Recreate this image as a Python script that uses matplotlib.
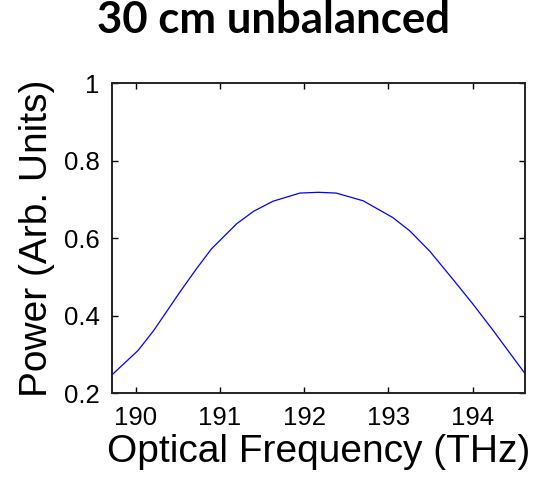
import matplotlib
matplotlib.use('Agg')
import matplotlib.pyplot as plt

# values
freq = [189.72, 189.74, 190.03, 190.21, 190.33, 190.53, 190.73, 190.90, 191.20, 191.40,
        191.63, 191.95, 192.17, 192.38, 192.70, 193.05, 193.25, 193.49, 193.77,
        194.00, 194.24, 194.44, 194.59, 194.62]
power = [0.247, 0.251, 0.310, 0.360, 0.398, 0.462, 0.523, 0.572, 0.637, 0.669,
         0.695, 0.716, 0.718, 0.716, 0.696, 0.653, 0.619, 0.566, 0.492,
         0.430, 0.362, 0.303, 0.259, 0.250]

xticks = [190, 191, 192, 193, 194]
yticks = [0.2, 0.4, 0.6, 0.8, 1.0]
ytick_labels = ['0.2', '0.4', '0.6', '0.8', '1']

tick_font = ['Liberation Sans', 'DejaVu Sans']
label_font = ['Liberation Sans', 'DejaVu Sans']

fig = plt.figure(figsize=(5.39, 4.83), dpi=100)
ax = fig.add_axes([0.2078, 0.1863, 0.7663, 0.6418])

ax.plot(freq, power, color=(0, 0, 1), linewidth=0.9)

ax.set_xlim(189.72, 194.62)
ax.set_ylim(0.2, 1.0)
ax.set_xticks(xticks)
ax.set_xticklabels([str(t) for t in xticks], family=tick_font, fontsize=18.5)
ax.set_yticks(yticks)
ax.set_yticklabels(ytick_labels, family=tick_font, fontsize=18.5)
ax.tick_params(direction='in', length=4, width=1.0, top=True, right=True, pad=9)

for s in ax.spines.values():
    s.set_linewidth(1.4)
    s.set_color('#222222')

ax.set_xlabel('Optical Frequency (THz)', family=label_font, fontsize=28, labelpad=3)
ax.set_ylabel('Power (Arb. Units)', family=label_font, fontsize=28, labelpad=6)

fig.text(0.507, 0.958, '30 cm unbalanced', family=['Lato', 'DejaVu Sans'],
         fontweight='bold', fontsize=31.5, ha='center', va='center')

fig.savefig('out.png', dpi=100)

• • • •

▶ PROBLEM TO SOLVE: Repeat the data above exactly, but not the pictures.

▶ IN RESPONSE:
Recreate this image as a Python script that uses matplotlib.
import matplotlib
matplotlib.use('Agg')
import matplotlib.pyplot as plt

# values
freq = [189.72, 189.74, 190.03, 190.21, 190.33, 190.53, 190.73, 190.90, 191.20, 191.40,
        191.63, 191.95, 192.17, 192.38, 192.70, 193.05, 193.25, 193.49, 193.77,
        194.00, 194.24, 194.44, 194.59, 194.62]
power = [0.247, 0.251, 0.310, 0.360, 0.398, 0.462, 0.523, 0.572, 0.637, 0.669,
         0.695, 0.716, 0.718, 0.716, 0.696, 0.653, 0.619, 0.566, 0.492,
         0.430, 0.362, 0.303, 0.259, 0.250]

xticks = [190, 191, 192, 193, 194]
yticks = [0.2, 0.4, 0.6, 0.8, 1.0]
ytick_labels = ['0.2', '0.4', '0.6', '0.8', '1']

tick_font = ['Liberation Sans', 'DejaVu Sans']
label_font = ['Liberation Sans', 'DejaVu Sans']

fig = plt.figure(figsize=(5.39, 4.83), dpi=100)
ax = fig.add_axes([0.2078, 0.1863, 0.7663, 0.6418])

ax.plot(freq, power, color=(0, 0, 1), linewidth=0.9)

ax.set_xlim(189.72, 194.62)
ax.set_ylim(0.2, 1.0)
ax.set_xticks(xticks)
ax.set_xticklabels([str(t) for t in xticks], family=tick_font, fontsize=18.5)
ax.set_yticks(yticks)
ax.set_yticklabels(ytick_labels, family=tick_font, fontsize=18.5)
ax.tick_params(direction='in', length=4, width=1.0, top=True, right=True, pad=9)

for s in ax.spines.values():
    s.set_linewidth(1.4)
    s.set_color('#222222')

ax.set_xlabel('Optical Frequency (THz)', family=label_font, fontsize=28, labelpad=3)
ax.set_ylabel('Power (Arb. Units)', family=label_font, fontsize=28, labelpad=6)

fig.text(0.507, 0.958, '30 cm unbalanced', family=['Lato', 'DejaVu Sans'],
         fontweight='bold', fontsize=31.5, ha='center', va='center')

fig.savefig('out.png', dpi=100)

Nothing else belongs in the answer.